TASK REQUIREMENTS: Transcribe the listing that follows in full, omitting pictures.

#### INFORMATION PROVIDED

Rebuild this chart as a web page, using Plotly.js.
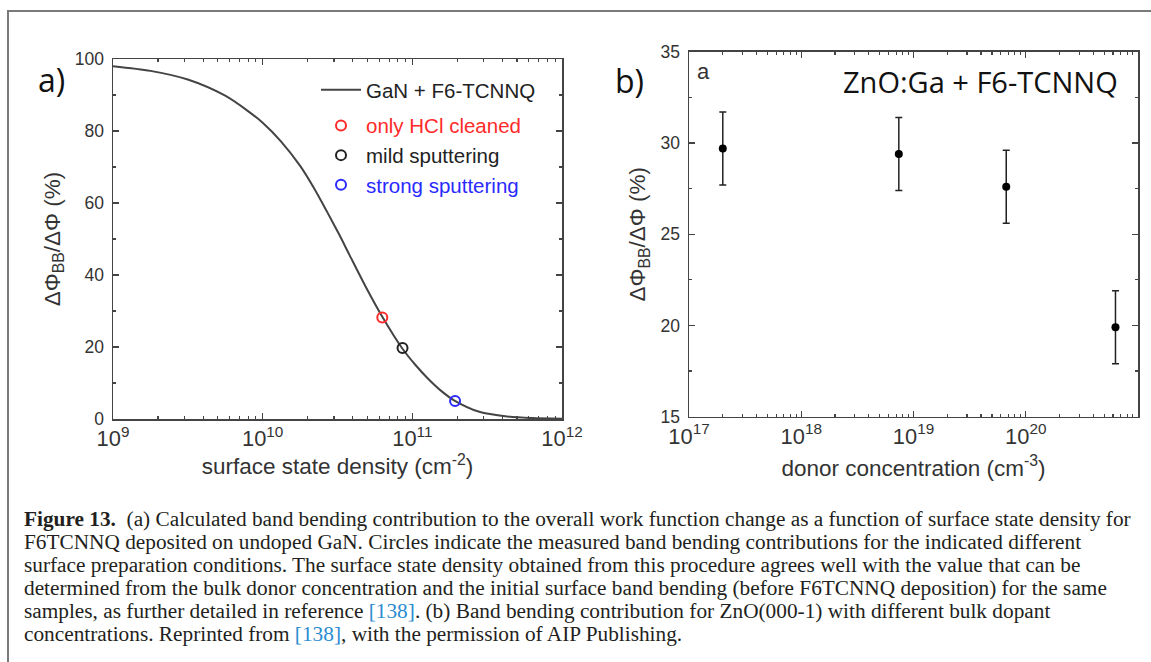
<!DOCTYPE html>
<html>
<head>
<meta charset="utf-8">
<script src="https://cdn.plot.ly/plotly-3.0.1.min.js"></script>
<style>
html,body{margin:0;padding:0;background:#fff;}
#chart{width:1151px;height:662px;}
</style>
</head>
<body>
<div id="chart"></div>
<script>
// ---- Panel (a): calculated curve GaN + F6-TCNNQ ----
const ganDensity = [1.0e9, 1.78e9, 3.16e9, 5.62e9, 7.94e9, 1.0e10, 1.32e10, 1.78e10, 2.19e10, 2.69e10, 3.24e10, 3.8e10, 5.0e10, 6.3e10, 8.5e10, 1.05e11, 1.26e11, 1.58e11, 1.9e11, 2.8e11, 4.3e11, 6.3e11, 1.0e12];
const ganRatio   = [98.0, 96.7, 94.3, 89.8, 85.6, 82.3, 77.2, 70.3, 64.3, 57.6, 51.3, 45.6, 35.9, 28.4, 19.8, 15.0, 11.4, 7.6, 5.2, 2.0, 0.7, 0.25, 0.1];

// measured points
const measNames   = ["only HCl cleaned", "mild sputtering", "strong sputtering"];
const measDensity = [6.3e10, 8.6e10, 1.93e11];
const measRatio   = [28.2, 19.7, 5.0];
const measColors  = ["#ff2a2a", "#222222", "#2a2aff"];

// ---- Panel (b): ZnO:Ga + F6-TCNNQ ----
const donorConc = [2.0e17, 7.4e18, 6.7e19, 6.3e20];
const znoRatio  = [29.7, 29.4, 27.6, 19.9];
const znoErr    = [2.0, 2.0, 2.0, 2.0];

const captionLines = [
  "<b>Figure 13.</b>\u00a0\u00a0(a) Calculated band bending contribution to the overall work function change as a function of surface state density for",
  "F6TCNNQ deposited on undoped GaN. Circles indicate the measured band bending contributions for the indicated different",
  "surface preparation conditions. The surface state density obtained from this procedure agrees well with the value that can be",
  "determined from the bulk donor concentration and the initial surface band bending (before F6TCNNQ deposition) for the same",
  "samples, as further detailed in reference <span style=\"color:#2b8ccf\">[138]</span>. (b) Band bending contribution for ZnO(000-1) with different bulk dopant",
  "concentrations. Reprinted from <span style=\"color:#2b8ccf\">[138]</span>, with the permission of AIP Publishing."
];

const W = 1151, H = 662;
const px = x => x / W;
const py = y => 1 - y / H;

const traces = [];
traces.push({
  x: ganDensity, y: ganRatio, type: 'scatter', mode: 'lines',
  line: {color: '#444', width: 2, shape: 'spline', smoothing: 0.8},
  name: 'GaN + F6-TCNNQ', xaxis: 'x', yaxis: 'y', legendgroup: 'g1'
});
for (let i = 0; i < measNames.length; i++) {
  traces.push({
    x: [measDensity[i]], y: [measRatio[i]], type: 'scatter', mode: 'markers',
    marker: {symbol: 'circle-open', size: 10, color: measColors[i], line: {width: 2, color: measColors[i]}},
    name: '<span style="color:' + measColors[i] + '">' + measNames[i] + '</span>',
    xaxis: 'x', yaxis: 'y', legendgroup: 'g2'
  });
}
traces.push({
  x: donorConc, y: znoRatio, type: 'scatter', mode: 'markers',
  marker: {symbol: 'circle', size: 8, color: '#000'},
  error_y: {type: 'data', array: znoErr, visible: true, color: '#222', thickness: 1.5, width: 3.5},
  xaxis: 'x2', yaxis: 'y2', showlegend: false
});

const axisFont = {family: 'Liberation Sans, Arial, sans-serif', size: 17.5, color: '#333'};
const titleFont = {family: 'Liberation Sans, Arial, sans-serif', size: 22.5, color: '#333'};
const axLine = {showline: true, linecolor: '#444', linewidth: 1.5, mirror: 'allticks', ticks: 'inside',
  ticklen: 6, tickwidth: 1.3, tickcolor: '#444', showgrid: false, zeroline: false, tickfont: axisFont};

const layout = {
  width: W, height: H,
  margin: {l: 0, r: 0, t: 0, b: 0},
  paper_bgcolor: '#fff', plot_bgcolor: '#fff',
  showlegend: true,
  legend: {x: px(316), y: py(70), xanchor: 'left', yanchor: 'top', bgcolor: 'rgba(0,0,0,0)',
    font: {family: 'Liberation Sans, Arial, sans-serif', size: 20.5, color: '#222'},
    traceorder: 'grouped', tracegroupgap: 6, itemwidth: 40},
  xaxis: Object.assign({}, axLine, {
    domain: [px(113), px(562)], anchor: 'y', type: 'log', range: [9, 12], dtick: 1,
    exponentformat: 'power',
    minor: {ticks: 'inside', ticklen: 3, tickcolor: '#444', tickwidth: 1.2, dtick: 'D1'},
    title: {text: 'surface state density (cm<sup>-2</sup>)', font: titleFont, standoff: 8},
    automargin: false
  }),
  yaxis: Object.assign({}, axLine, {
    domain: [py(419), py(59)], anchor: 'x', range: [0, 100], dtick: 20, ticklabelstandoff: 4,
    minor: {ticks: 'inside', ticklen: 3, tickcolor: '#444', tickwidth: 1.2, dtick: 10},
    title: {text: '\u0394\u03a6<sub>BB</sub>/\u0394\u03a6 (%)', font: titleFont, standoff: 8},
    automargin: false
  }),
  xaxis2: Object.assign({}, axLine, {
    domain: [px(689), px(1138)], anchor: 'y2', type: 'log', range: [17, 21], dtick: 1,
    exponentformat: 'power',
    minor: {ticks: 'inside', ticklen: 3, tickcolor: '#444', tickwidth: 1.2, dtick: 'D1'},
    title: {text: 'donor concentration (cm<sup>-3</sup>)', font: titleFont, standoff: 12},
    automargin: false
  }),
  yaxis2: Object.assign({}, axLine, {
    domain: [py(416.7), py(51.7)], anchor: 'x2', range: [15, 35], dtick: 5, ticklabelstandoff: 4,
    minor: {ticks: 'inside', ticklen: 3, tickcolor: '#444', tickwidth: 1.2, dtick: 2.5},
    title: {text: '\u0394\u03a6<sub>BB</sub>/\u0394\u03a6 (%)', font: titleFont, standoff: 8},
    automargin: false
  }),
  shapes: [
    {type: 'rect', xref: 'paper', yref: 'paper', x0: px(8), x1: 1.02, y0: -0.02, y1: py(11),
     line: {color: '#7a7a7a', width: 2}, fillcolor: 'rgba(0,0,0,0)'}
  ],
  annotations: [
    {text: 'a)', xref: 'paper', yref: 'paper', x: px(51), y: py(79), xanchor: 'center', yanchor: 'middle',
     showarrow: false, font: {family: 'Open Sans, sans-serif', size: 32, color: '#111'}},
    {text: 'b)', xref: 'paper', yref: 'paper', x: px(629), y: py(80), xanchor: 'center', yanchor: 'middle',
     showarrow: false, font: {family: 'Open Sans, sans-serif', size: 32, color: '#111'}},
    {text: 'a', xref: 'paper', yref: 'paper', x: px(703), y: py(72), xanchor: 'center', yanchor: 'middle',
     showarrow: false, font: {family: 'Liberation Sans, Arial, sans-serif', size: 22, color: '#333'}},
    {text: 'ZnO:Ga + F6-TCNNQ', xref: 'paper', yref: 'paper', x: px(980), y: py(82), xanchor: 'center', yanchor: 'middle',
     showarrow: false, font: {family: 'Open Sans, sans-serif', size: 29, color: '#111'}}
  ]
};

const capY = [519, 542, 565, 588, 611, 634];
for (let i = 0; i < captionLines.length; i++) {
  layout.annotations.push({
    text: captionLines[i], xref: 'paper', yref: 'paper', x: px(22), y: py(capY[i]),
    xanchor: 'left', yanchor: 'middle', showarrow: false, align: 'left',
    font: {family: 'Liberation Serif, Times New Roman, serif', size: 21.3, color: '#231f20'}
  });
}

Plotly.newPlot('chart', traces, layout, {displayModeBar: false, staticPlot: true});
</script>
</body>
</html>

########

FULL ANSWER:
Rebuild this chart as a web page, using Plotly.js.
<!DOCTYPE html>
<html>
<head>
<meta charset="utf-8">
<script src="https://cdn.plot.ly/plotly-3.0.1.min.js"></script>
<style>
html,body{margin:0;padding:0;background:#fff;}
#chart{width:1151px;height:662px;}
</style>
</head>
<body>
<div id="chart"></div>
<script>
// ---- Panel (a): calculated curve GaN + F6-TCNNQ ----
const ganDensity = [1.0e9, 1.78e9, 3.16e9, 5.62e9, 7.94e9, 1.0e10, 1.32e10, 1.78e10, 2.19e10, 2.69e10, 3.24e10, 3.8e10, 5.0e10, 6.3e10, 8.5e10, 1.05e11, 1.26e11, 1.58e11, 1.9e11, 2.8e11, 4.3e11, 6.3e11, 1.0e12];
const ganRatio   = [98.0, 96.7, 94.3, 89.8, 85.6, 82.3, 77.2, 70.3, 64.3, 57.6, 51.3, 45.6, 35.9, 28.4, 19.8, 15.0, 11.4, 7.6, 5.2, 2.0, 0.7, 0.25, 0.1];

// measured points
const measNames   = ["only HCl cleaned", "mild sputtering", "strong sputtering"];
const measDensity = [6.3e10, 8.6e10, 1.93e11];
const measRatio   = [28.2, 19.7, 5.0];
const measColors  = ["#ff2a2a", "#222222", "#2a2aff"];

// ---- Panel (b): ZnO:Ga + F6-TCNNQ ----
const donorConc = [2.0e17, 7.4e18, 6.7e19, 6.3e20];
const znoRatio  = [29.7, 29.4, 27.6, 19.9];
const znoErr    = [2.0, 2.0, 2.0, 2.0];

const captionLines = [
  "<b>Figure 13.</b>\u00a0\u00a0(a) Calculated band bending contribution to the overall work function change as a function of surface state density for",
  "F6TCNNQ deposited on undoped GaN. Circles indicate the measured band bending contributions for the indicated different",
  "surface preparation conditions. The surface state density obtained from this procedure agrees well with the value that can be",
  "determined from the bulk donor concentration and the initial surface band bending (before F6TCNNQ deposition) for the same",
  "samples, as further detailed in reference <span style=\"color:#2b8ccf\">[138]</span>. (b) Band bending contribution for ZnO(000-1) with different bulk dopant",
  "concentrations. Reprinted from <span style=\"color:#2b8ccf\">[138]</span>, with the permission of AIP Publishing."
];

const W = 1151, H = 662;
const px = x => x / W;
const py = y => 1 - y / H;

const traces = [];
traces.push({
  x: ganDensity, y: ganRatio, type: 'scatter', mode: 'lines',
  line: {color: '#444', width: 2, shape: 'spline', smoothing: 0.8},
  name: 'GaN + F6-TCNNQ', xaxis: 'x', yaxis: 'y', legendgroup: 'g1'
});
for (let i = 0; i < measNames.length; i++) {
  traces.push({
    x: [measDensity[i]], y: [measRatio[i]], type: 'scatter', mode: 'markers',
    marker: {symbol: 'circle-open', size: 10, color: measColors[i], line: {width: 2, color: measColors[i]}},
    name: '<span style="color:' + measColors[i] + '">' + measNames[i] + '</span>',
    xaxis: 'x', yaxis: 'y', legendgroup: 'g2'
  });
}
traces.push({
  x: donorConc, y: znoRatio, type: 'scatter', mode: 'markers',
  marker: {symbol: 'circle', size: 8, color: '#000'},
  error_y: {type: 'data', array: znoErr, visible: true, color: '#222', thickness: 1.5, width: 3.5},
  xaxis: 'x2', yaxis: 'y2', showlegend: false
});

const axisFont = {family: 'Liberation Sans, Arial, sans-serif', size: 17.5, color: '#333'};
const titleFont = {family: 'Liberation Sans, Arial, sans-serif', size: 22.5, color: '#333'};
const axLine = {showline: true, linecolor: '#444', linewidth: 1.5, mirror: 'allticks', ticks: 'inside',
  ticklen: 6, tickwidth: 1.3, tickcolor: '#444', showgrid: false, zeroline: false, tickfont: axisFont};

const layout = {
  width: W, height: H,
  margin: {l: 0, r: 0, t: 0, b: 0},
  paper_bgcolor: '#fff', plot_bgcolor: '#fff',
  showlegend: true,
  legend: {x: px(316), y: py(70), xanchor: 'left', yanchor: 'top', bgcolor: 'rgba(0,0,0,0)',
    font: {family: 'Liberation Sans, Arial, sans-serif', size: 20.5, color: '#222'},
    traceorder: 'grouped', tracegroupgap: 6, itemwidth: 40},
  xaxis: Object.assign({}, axLine, {
    domain: [px(113), px(562)], anchor: 'y', type: 'log', range: [9, 12], dtick: 1,
    exponentformat: 'power',
    minor: {ticks: 'inside', ticklen: 3, tickcolor: '#444', tickwidth: 1.2, dtick: 'D1'},
    title: {text: 'surface state density (cm<sup>-2</sup>)', font: titleFont, standoff: 8},
    automargin: false
  }),
  yaxis: Object.assign({}, axLine, {
    domain: [py(419), py(59)], anchor: 'x', range: [0, 100], dtick: 20, ticklabelstandoff: 4,
    minor: {ticks: 'inside', ticklen: 3, tickcolor: '#444', tickwidth: 1.2, dtick: 10},
    title: {text: '\u0394\u03a6<sub>BB</sub>/\u0394\u03a6 (%)', font: titleFont, standoff: 8},
    automargin: false
  }),
  xaxis2: Object.assign({}, axLine, {
    domain: [px(689), px(1138)], anchor: 'y2', type: 'log', range: [17, 21], dtick: 1,
    exponentformat: 'power',
    minor: {ticks: 'inside', ticklen: 3, tickcolor: '#444', tickwidth: 1.2, dtick: 'D1'},
    title: {text: 'donor concentration (cm<sup>-3</sup>)', font: titleFont, standoff: 12},
    automargin: false
  }),
  yaxis2: Object.assign({}, axLine, {
    domain: [py(416.7), py(51.7)], anchor: 'x2', range: [15, 35], dtick: 5, ticklabelstandoff: 4,
    minor: {ticks: 'inside', ticklen: 3, tickcolor: '#444', tickwidth: 1.2, dtick: 2.5},
    title: {text: '\u0394\u03a6<sub>BB</sub>/\u0394\u03a6 (%)', font: titleFont, standoff: 8},
    automargin: false
  }),
  shapes: [
    {type: 'rect', xref: 'paper', yref: 'paper', x0: px(8), x1: 1.02, y0: -0.02, y1: py(11),
     line: {color: '#7a7a7a', width: 2}, fillcolor: 'rgba(0,0,0,0)'}
  ],
  annotations: [
    {text: 'a)', xref: 'paper', yref: 'paper', x: px(51), y: py(79), xanchor: 'center', yanchor: 'middle',
     showarrow: false, font: {family: 'Open Sans, sans-serif', size: 32, color: '#111'}},
    {text: 'b)', xref: 'paper', yref: 'paper', x: px(629), y: py(80), xanchor: 'center', yanchor: 'middle',
     showarrow: false, font: {family: 'Open Sans, sans-serif', size: 32, color: '#111'}},
    {text: 'a', xref: 'paper', yref: 'paper', x: px(703), y: py(72), xanchor: 'center', yanchor: 'middle',
     showarrow: false, font: {family: 'Liberation Sans, Arial, sans-serif', size: 22, color: '#333'}},
    {text: 'ZnO:Ga + F6-TCNNQ', xref: 'paper', yref: 'paper', x: px(980), y: py(82), xanchor: 'center', yanchor: 'middle',
     showarrow: false, font: {family: 'Open Sans, sans-serif', size: 29, color: '#111'}}
  ]
};

const capY = [519, 542, 565, 588, 611, 634];
for (let i = 0; i < captionLines.length; i++) {
  layout.annotations.push({
    text: captionLines[i], xref: 'paper', yref: 'paper', x: px(22), y: py(capY[i]),
    xanchor: 'left', yanchor: 'middle', showarrow: false, align: 'left',
    font: {family: 'Liberation Serif, Times New Roman, serif', size: 21.3, color: '#231f20'}
  });
}

Plotly.newPlot('chart', traces, layout, {displayModeBar: false, staticPlot: true});
</script>
</body>
</html>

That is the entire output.